'All hands on deck': North Philadelphia residents sound off on scourge of violence

Residents fed up with gun violence in their neighborhoods sat down with city officials Tuesday night in North Philadelphia to share ideas on what could save lives as the gun violence crisis worsens. 

"If we don’t continue to stay on track and recognize what are the issues that are kind of the root causes to the violence that we are seeing, we are never going to come out of this," Senior Director of Criminal Justice and Public Safety Erica Atwood said. 

Tuesday's meeting was the third stop on a citywide listening tour that supports the City’s Roadmap to Safer Communities initiative that supports a comprehensive gun violence reduction plan. 

North Philadelphia in particular has dealt with a number of recent shootings, including a 15-year-old boy who police say opened fire on a car full of girls and was later linked to two other shootings involving teens as young as 14. 

Temple University's police union recently admitted that it's operating at 60% of its normal workforce and officers have worked at least 42 overtime shifts since last summer. The department believes the staffing crisis is impacting the safety of Temple's campus

"Unfortunately, we cannot be fully effective at our jobs with the current staffing and resource crisis at Temple," Temple University Police Association wrote on its Facebook page. "Ineffectiveness is NOT a result of lack of effort. We care deeply about our community, and it's overall safety."

Poverty and lack of access to education are just some of those root causes identified by community members.

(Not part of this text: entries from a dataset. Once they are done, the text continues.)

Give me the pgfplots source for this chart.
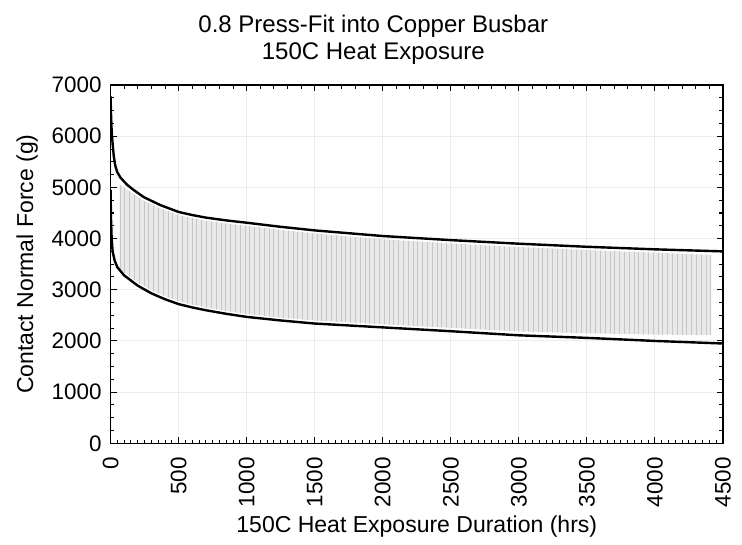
\documentclass[border=0pt]{standalone}
\usepackage{pgfplots}
\pgfplotsset{compat=1.18}
\usepackage{fontspec}
\setmainfont{Liberation Sans}
\usetikzlibrary{patterns.meta}
\begin{document}
\begin{tikzpicture}
\pgfplotsset{
  common/.style={
    scale only axis, width=306pt, height=179pt,
    xmin=0, xmax=4500, ymin=0, ymax=7000,
    tick align=inside,
    major tick length=3pt, minor tick length=1.8pt,
    axis line style={black, line width=0.7pt},
    every tick/.style={black, line width=0.5pt},
    /pgf/number format/assume math mode=true,
    /pgf/number format/1000 sep={},
    tick label style={font=\fontsize{11.2}{13}\selectfont},
  }
}
\begin{axis}[common,
  xtick={0,500,...,4500}, ytick={0,1000,...,7000},
  xtick pos=lower,
  minor x tick num=9, minor y tick num=3,
  grid=major, major grid style={gray!15, line width=0.5pt},
  xticklabel style={rotate=90, anchor=east, xshift=-3.5pt},
  yticklabel style={xshift=-1pt},
  xlabel={150C Heat Exposure Duration (hrs)},
  ylabel={Contact Normal Force (g)},
  every axis x label/.style={at={(rel axis cs:0.5,-0.232)}, anchor=center, font=\fontsize{11.5}{13}\selectfont},
  every axis y label/.style={at={(rel axis cs:-0.1363,0.5)}, rotate=90, anchor=center, font=\fontsize{11.5}{13}\selectfont},
  title={0.8 Press-Fit into Copper Busbar\\150C Heat Exposure},
  title style={at={(rel axis cs:0.429,1)}, anchor=south, align=center, inner sep=0pt, yshift=4pt, font=\fontsize{12}{13.7}\selectfont},
]
% hatched band
\addplot[draw=none, fill=gray!17, postaction={pattern={Lines[angle=90,distance=2.4pt,line width=0.45pt]}, pattern color=gray!45}] coordinates {
 (66,5060) (100,4995) (171,4870) (244,4740) (366,4590) (500,4460) (600,4400) (700,4350)
 (850,4295) (1000,4250) (1250,4170) (1500,4100) (2000,3985) (2500,3905) (3000,3835)
 (3500,3775) (4000,3725) (4413,3680)
 (4413,2112) (4000,2125) (3500,2150) (3000,2185) (2500,2255) (2000,2325) (1500,2400)
 (1250,2455) (1000,2525) (850,2585) (700,2655) (600,2710) (500,2775) (366,2910)
 (300,2990) (200,3140) (100,3340) (66,3420)
};
% upper curve
\addplot[black, line width=1.2pt] coordinates {
 (0,6780) (3,6450) (8,6100) (15,5850) (24,5600) (35,5420) (49,5300) (73,5190) (122,5050)
 (171,4947) (244,4810) (366,4654) (500,4520) (600,4460) (700,4410) (850,4355)
 (1000,4310) (1250,4230) (1500,4160) (2000,4050) (2500,3970) (3000,3900) (3500,3840)
 (4000,3790) (4500,3750)
};
% lower curve
\addplot[black, line width=1.2pt] coordinates {
 (0,4950) (3,4400) (8,4000) (15,3750) (30,3570) (50,3440) (100,3280) (200,3080)
 (300,2930) (400,2815) (500,2720) (600,2655) (700,2600) (850,2530) (1000,2470)
 (1250,2400) (1500,2340) (2000,2265) (2500,2190) (3000,2110) (3500,2060) (4000,2000)
 (4500,1950)
};
\end{axis}
\begin{axis}[common,
  xtick={0,500,...,4500}, ytick=\empty,
  xtick pos=upper, xticklabels={},
  minor x tick num=4,
]
\end{axis}
\pgfresetboundingbox
\path (current axis.south west) ++(-55.25pt,-50.5pt) coordinate (bl);
\path (current axis.north east) ++(9.5pt,42.5pt) coordinate (tr);
\useasboundingbox (bl) rectangle (tr);
\end{tikzpicture}
\end{document}
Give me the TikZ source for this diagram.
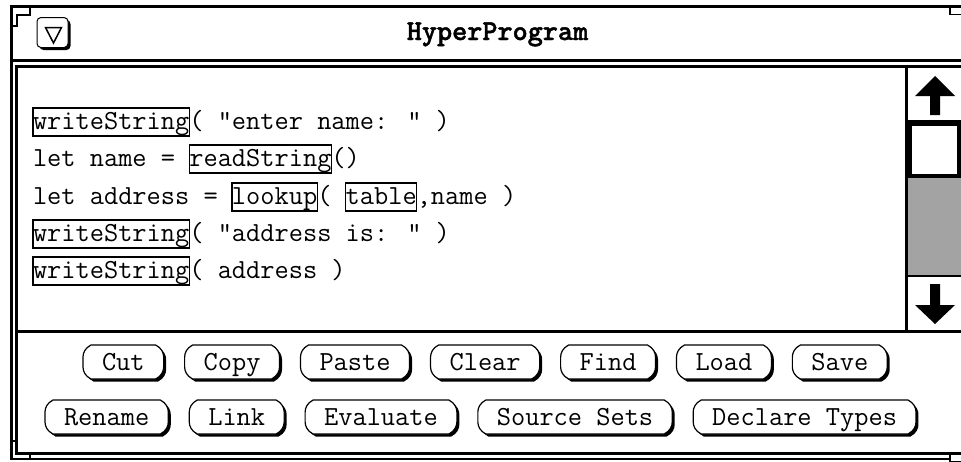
\documentclass[tikz,border=0pt]{standalone}
\usepackage{fontspec}
\newfontfamily\titlefont{lmmonolt10-bold.otf}[FakeBold=1.5]
\usetikzlibrary{shadows,positioning,calc}
\pgfdeclarelayer{background}
\pgfsetlayers{background,main}
\newcommand\codefont{\ttfamily\fontsize{27.6}{30}\selectfont}
% outline of a button around node #1, moved by #2 to the right and down
\newcommand\btnpath[2]{($(#1.north west)+(8+#2,#2)$) -- ($(#1.north east)+(-8+#2,#2)$)
  .. controls ($(#1.north east)+(-2+#2,3+#2)$) and ($(#1.north east)+(#2,8+#2)$) .. ($(#1.north east)+(#2,12+#2)$)
  -- ($(#1.south east)+(#2,-12+#2)$)
  .. controls ($(#1.south east)+(#2,-8+#2)$) and ($(#1.south east)+(-2+#2,-3+#2)$) .. ($(#1.south east)+(-8+#2,#2)$)
  -- ($(#1.south west)+(8+#2,#2)$)
  .. controls ($(#1.south west)+(2+#2,-3+#2)$) and ($(#1.south west)+(#2,-8+#2)$) .. ($(#1.south west)+(#2,-12+#2)$)
  -- ($(#1.north west)+(#2,12+#2)$)
  .. controls ($(#1.north west)+(#2,8+#2)$) and ($(#1.north west)+(2+#2,3+#2)$) .. ($(#1.north west)+(8+#2,#2)$) -- cycle}
\begin{document}
\begin{tikzpicture}[x=1pt,y=-1pt,
  winline/.style={line width=3pt},
  thinline/.style={line width=1.5pt},
  code/.style={font=\codefont, inner sep=0pt, outer sep=0pt, anchor=base west,
               text height=20.5pt, text depth=5.5pt},
  kw/.style={code, draw, line width=1.4pt, inner ysep=1pt},
  sheen/.style={drop shadow={shadow xshift=2.5pt, shadow yshift=-2.5pt, fill=black, opacity=1}},
  btn/.style={font=\codefont, inner xsep=19pt, inner ysep=0pt, text height=19pt, text depth=3pt,
              minimum height=34pt, outer sep=0pt},
  btnshadow/.style={fill=black},
  btnface/.style={fill=white, draw=black, line width=1.2pt},
  arrowfill/.style={fill=black, draw=none}
]
\useasboundingbox (0,0) rectangle (961,461);
\begin{pgfonlayer}{background}
\fill[white] (0,0) rectangle (961,461);
\end{pgfonlayer}

% ---------- window frame ----------
\draw[winline] (9.5,6.5) -- (961,6.5);
\draw[winline] (11,5) -- (11,459.5);
\draw[winline] (11,60.5) -- (961,60.5);
\draw[winline] (961,66.5) -- (16.5,66.5) -- (16.5,453.5) -- (961,453.5);
\draw[thinline] (11,459) -- (950,459);
% corner notches
\draw[line width=2pt] (12,25.5) -- (16.5,25.5) -- (16.5,15) -- (30,15) -- (30,8);
\draw[thinline] (950,7) rectangle (962,14.5);
\draw[thinline] (11,441) -- (16.5,441);
\draw[thinline] (30,453.5) -- (30,459);
\draw[thinline] (950,454) rectangle (962,462);

% ---------- title bar ----------
\node[draw, fill=white, rounded corners=4pt, line width=1pt, minimum width=31pt,
      minimum height=30pt, inner sep=0pt, sheen] (menu) at (52.5,32.5) {};
\draw[line width=1.5pt, line join=miter] (45.5,27.5) -- (61.5,27.5) -- (53.5,43) -- cycle;
\node[font=\titlefont\fontsize{28.8}{30}\selectfont, anchor=base, inner sep=0pt]
      (title) at (497.5,40) {HyperProgram};

% ---------- code area ----------
\node[kw] (k1) at (33,129.5) {writeString};
\node[code] (c1) at (k1.base east) {( "enter name: " )};

\node[code] (c2a) at (33,166.5) {let name =\ \mbox{}};
\node[kw] (k2) at (c2a.base east) {readString};
\node[code] (c2b) at (k2.base east) {()};

\node[code] (c3a) at (33,204.5) {let address =\ \mbox{}};
\node[kw] (k3a) at (c3a.base east) {lookup};
\node[code] (c3b) at (k3a.base east) {(\ \mbox{}};
\node[kw] (k3b) at (c3b.base east) {table};
\node[code] (c3c) at (k3b.base east) {,name )};

\node[kw] (k4) at (33,241.5) {writeString};
\node[code] (c4) at (k4.base east) {( "address is: " )};

\node[kw] (k5) at (33,278.5) {writeString};
\node[code] (c5) at (k5.base east) {( address )};

% ---------- scroll bar ----------
\draw[winline] (906.5,66.5) -- (906.5,331.5);
\draw[winline] (906,121.5) -- (961,121.5);
\fill[black!36] (908,177.5) rectangle (961,275.5);
\draw[line width=4pt] (910,123.5) rectangle (959,175.5);
\draw[thinline] (906,276) -- (961,276);
\fill[arrowfill] (915,96) -- (935,76) -- (955,96) -- (940,96) -- (940,115)
      -- (930,115) -- (930,96) -- cycle;
\fill[arrowfill] (915,305) -- (935,324) -- (955,305) -- (940,305) -- (940,284)
      -- (930,284) -- (930,305) -- cycle;

% divider
\draw[winline] (16.5,331.5) -- (961,331.5);

% ---------- buttons ----------
\node[btn, anchor=west] (cut) at (83,362) {Cut};
\node[btn, right=21pt of cut] (copy) {Copy};
\node[btn, right=21pt of copy] (paste) {Paste};
\node[btn, right=21pt of paste] (clear) {Clear};
\node[btn, right=21pt of clear] (find) {Find};
\node[btn, right=21pt of find] (load) {Load};
\node[btn, right=21pt of load] (save) {Save};

\node[btn, anchor=west] (rename) at (45,417) {Rename};
\node[btn, right=21pt of rename] (link) {Link};
\node[btn, right=21pt of link] (evaluate) {Evaluate};
\node[btn, right=21pt of evaluate] (sourcesets) {Source Sets};
\node[btn, right=21pt of sourcesets] (declaretypes) {Declare Types};

\begin{pgfonlayer}{background}
\foreach \b in {cut,copy,paste,clear,find,load,save,rename,link,evaluate,sourcesets,declaretypes}{
  \fill[btnshadow] \btnpath{\b}{2.5};
  \path[btnface] \btnpath{\b}{0};
}
\end{pgfonlayer}
\end{tikzpicture}
\end{document}
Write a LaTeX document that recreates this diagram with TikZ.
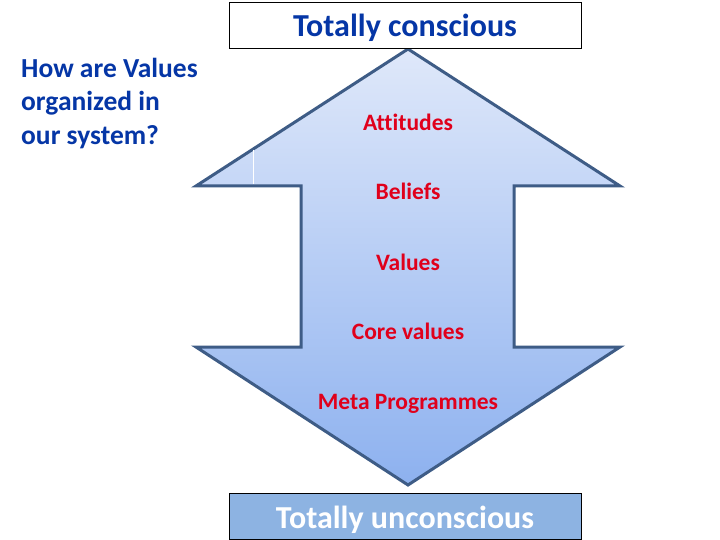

Some believe that no amount of policing and incarceration will fix the gun violence crisis. 

"We can’t get caught up in the hysteria and start leading down the road of mass incarceration and then labeling people in the wrong direction and try to find incentive measures and try to intervene before it gets to that point," a community member said.

The city will hold two more meetings on Apr. 12 and 21 in Nicetown-Tioga and Lawncrest respectively. 

"It's all hands-on deck and I think them coming into the communities and asking is a good start, but to finish it you have to implement a lot of the things that’s coming out of these meetings," Donnell Drinks, a community member, said.